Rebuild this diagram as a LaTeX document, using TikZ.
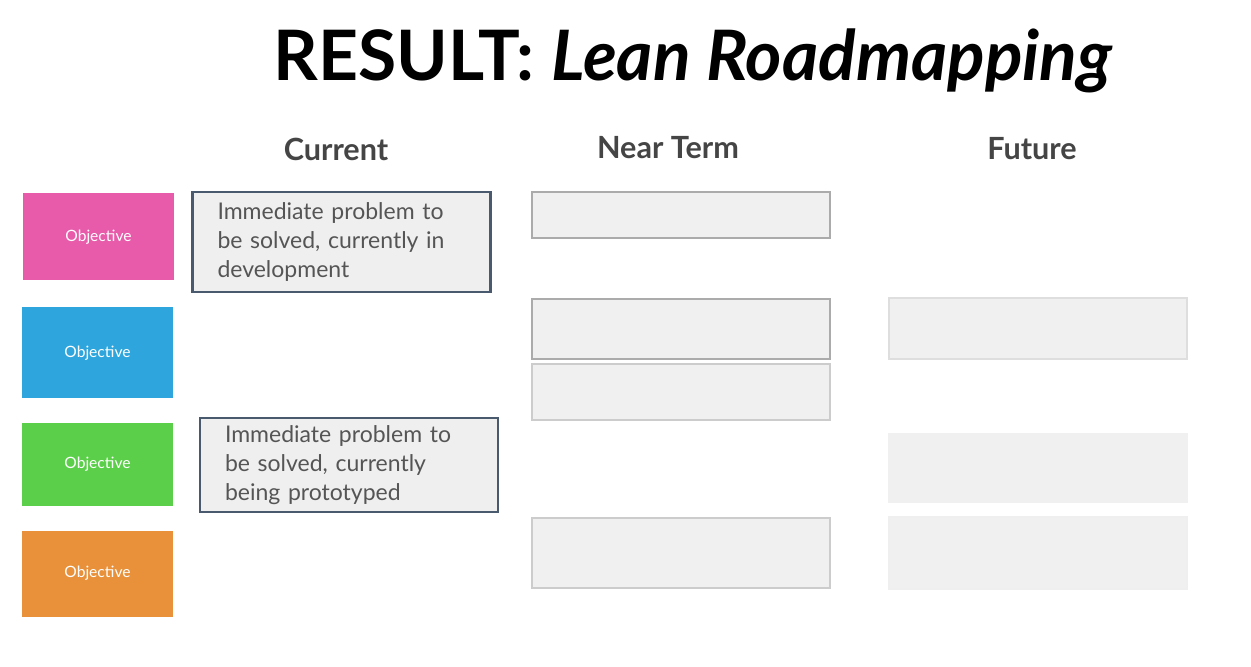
\documentclass[tikz,border=0pt]{standalone}
\usepackage{fontspec}
\setmainfont{Lato}
\usetikzlibrary{positioning}

\definecolor{objpink}{HTML}{E85AAA}
\definecolor{objblue}{HTML}{2EA6DD}
\definecolor{objgreen}{HTML}{5CCF4A}
\definecolor{objorange}{HTML}{E8913A}
\definecolor{curborder}{HTML}{4A5A6E}
\definecolor{boxfill}{HTML}{EFEFF0}
\definecolor{textgray}{HTML}{555555}
\definecolor{headgray}{HTML}{454545}

\tikzset{
  objective/.style={fill=#1, text=white, inner sep=0pt, minimum width=75.5pt,
    font=\fontsize{7.8}{9}\selectfont},
  current/.style={draw=curborder, line width=1.3pt, fill=boxfill, text=textgray,
    align=left, text width=124pt, inner xsep=12.5pt, inner ysep=0pt,
    font=\fontsize{11.5}{14.5}\selectfont},
  slot/.style={draw=#1, line width=1.2pt, fill=boxfill!95!white, inner sep=0pt,
    minimum width=149pt},
  heading/.style={text=headgray, font=\fontsize{15.3}{17}\selectfont\bfseries}
}

\begin{document}
\begin{tikzpicture}[x=0.5pt,y=-0.5pt]
\useasboundingbox (0,0) rectangle (1251,667);

% title
\node (title) at (693,61) {\fontsize{34.8}{40}\selectfont\bfseries RESULT: \itshape Lean Roadmapping};

% column headings
\node [heading] (current) at (336,149) {Current};
\node [heading] (nearterm) at (668,148) {Near Term};
\node [heading] (future) at (1032,149) {Future};

% objectives
\node [objective=objpink, minimum height=43.5pt] (obj1) at (98.5,237) {Objective};
\node [objective=objblue, minimum height=45.5pt] (obj2) at (97.5,353) {Objective};
\node [objective=objgreen, minimum height=41pt] (obj3) at (97.5,464.5) {Objective};
\node [objective=objorange, minimum height=43pt] (obj4) at (97.5,573.5) {Objective};

% current
\node [current, minimum height=50pt] (cur1) at (341.5,242)
  {Immediate problem to\\be solved, currently in\\development};
\node [current, minimum height=47pt] (cur2) at (349,465)
  {Immediate problem to\\be solved, currently\\being prototyped};

% near term
\node [slot=black!33, minimum height=23pt] (near1) at (681,215) {};
\node [slot=black!33, minimum height=30pt] (near2) at (681,329) {};
\node [slot=black!20, minimum height=28pt] (near3) at (681,392) {};
\node [slot=black!20, minimum height=35pt] (near4) at (681,553) {};

% future
\node [slot=black!13, minimum height=30.5pt] (fut1) at (1038,328.5) {};
\node [slot=boxfill!95!white, minimum height=34pt] (fut2) at (1038,468) {};
\node [slot=boxfill!97!white, minimum height=36pt] (fut3) at (1038,553) {};
\end{tikzpicture}
\end{document}
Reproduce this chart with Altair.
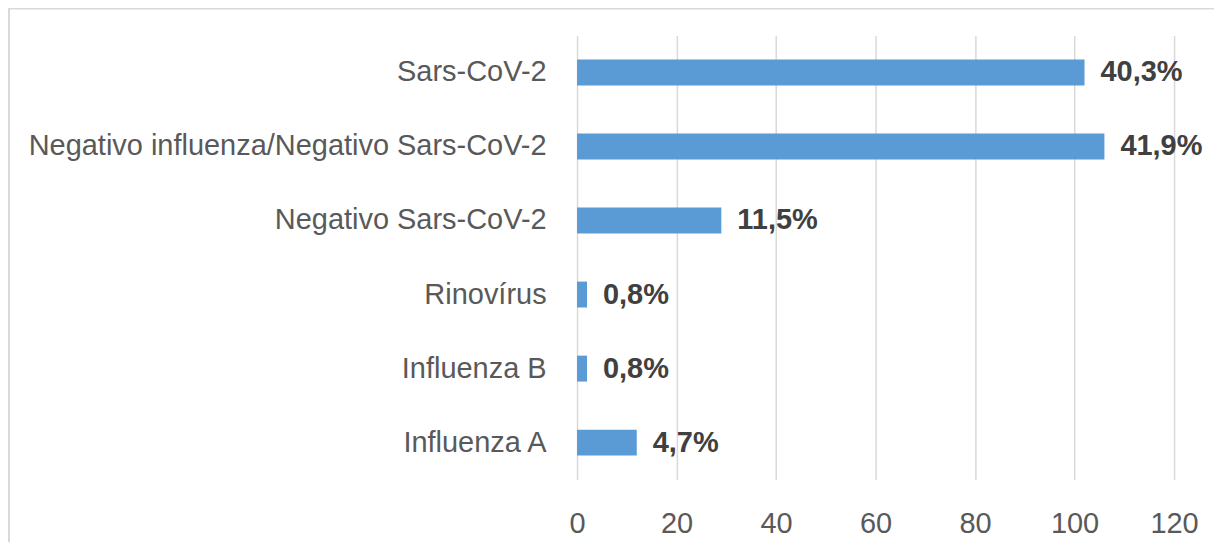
import altair as alt
import pandas as pd

categories = ["Sars-CoV-2", "Negativo influenza/Negativo Sars-CoV-2", "Negativo Sars-CoV-2",
              "Rinovírus", "Influenza B", "Influenza A"]
counts = [102, 106, 29, 2, 2, 12]
labels = ["40,3%", "41,9%", "11,5%", "0,8%", "0,8%", "4,7%"]

df = pd.DataFrame({"cat": categories, "n": counts, "lab": labels})

FONT = "Liberation Sans Narrow, Liberation Sans"

y = alt.Y("cat:N", sort=categories, title=None,
          scale=alt.Scale(paddingInner=0.65, paddingOuter=0.325),
          axis=alt.Axis(domain=False, ticks=False, grid=False, labelPadding=31,
                        labelFont=FONT, labelFontSize=29, labelColor="#595959",
                        labelLimit=600))
x = alt.X("n:Q", title=None,
          scale=alt.Scale(domain=[0, 120], nice=False),
          axis=alt.Axis(values=[0, 20, 40, 60, 80, 100, 120], domain=False, ticks=False,
                        labelFlush=False, labelPadding=30, labelFont=FONT, labelFontSize=29,
                        labelColor="#595959", gridColor="#d9d9d9", gridWidth=1.5))

bars = alt.Chart(df).mark_bar(color="#5b9bd5").encode(x=x, y=y)
text = alt.Chart(df).mark_text(align="left", baseline="middle", dx=16, font=FONT,
                               fontSize=29, fontWeight="bold", color="#404040").encode(
    x="n:Q", y=alt.Y("cat:N", sort=categories), text="lab:N")

frame = alt.Chart(df.head(1)).mark_rect(fill=None, stroke="#d9d9d9", strokeWidth=2).encode(
    x=alt.value(-569), x2=alt.value(700), y=alt.value(-27), y2=alt.value(600))

chart = alt.layer(frame, bars, text).properties(
    width=598, height=445,
    autosize=alt.AutoSizeParams(type="none"),
    padding={"left": 570, "top": 27, "right": 40, "bottom": 62},
).configure_view(stroke=None)

chart.save("out.html", embed_options={"renderer": "svg", "actions": False})
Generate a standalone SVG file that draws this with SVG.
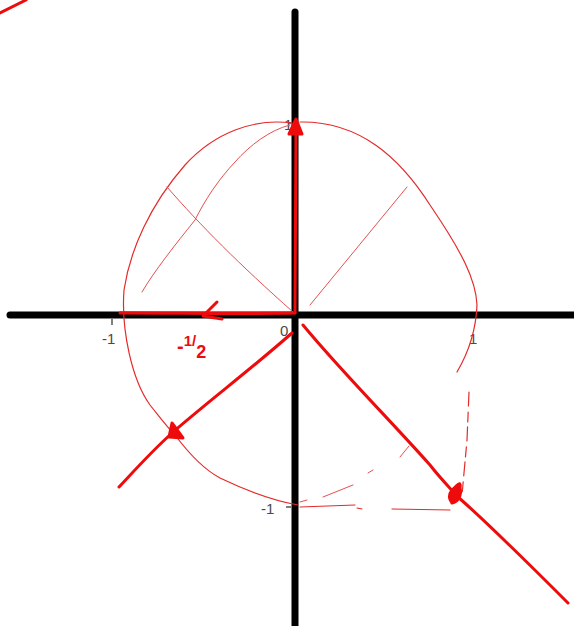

■ Instructions to follow: Scan the material above for the word "standalone". Copy each line where it occurs.

■ Complete response:
\documentclass[tikz,border=0pt]{standalone}
Generate a standalone SVG file that draws this with SVG.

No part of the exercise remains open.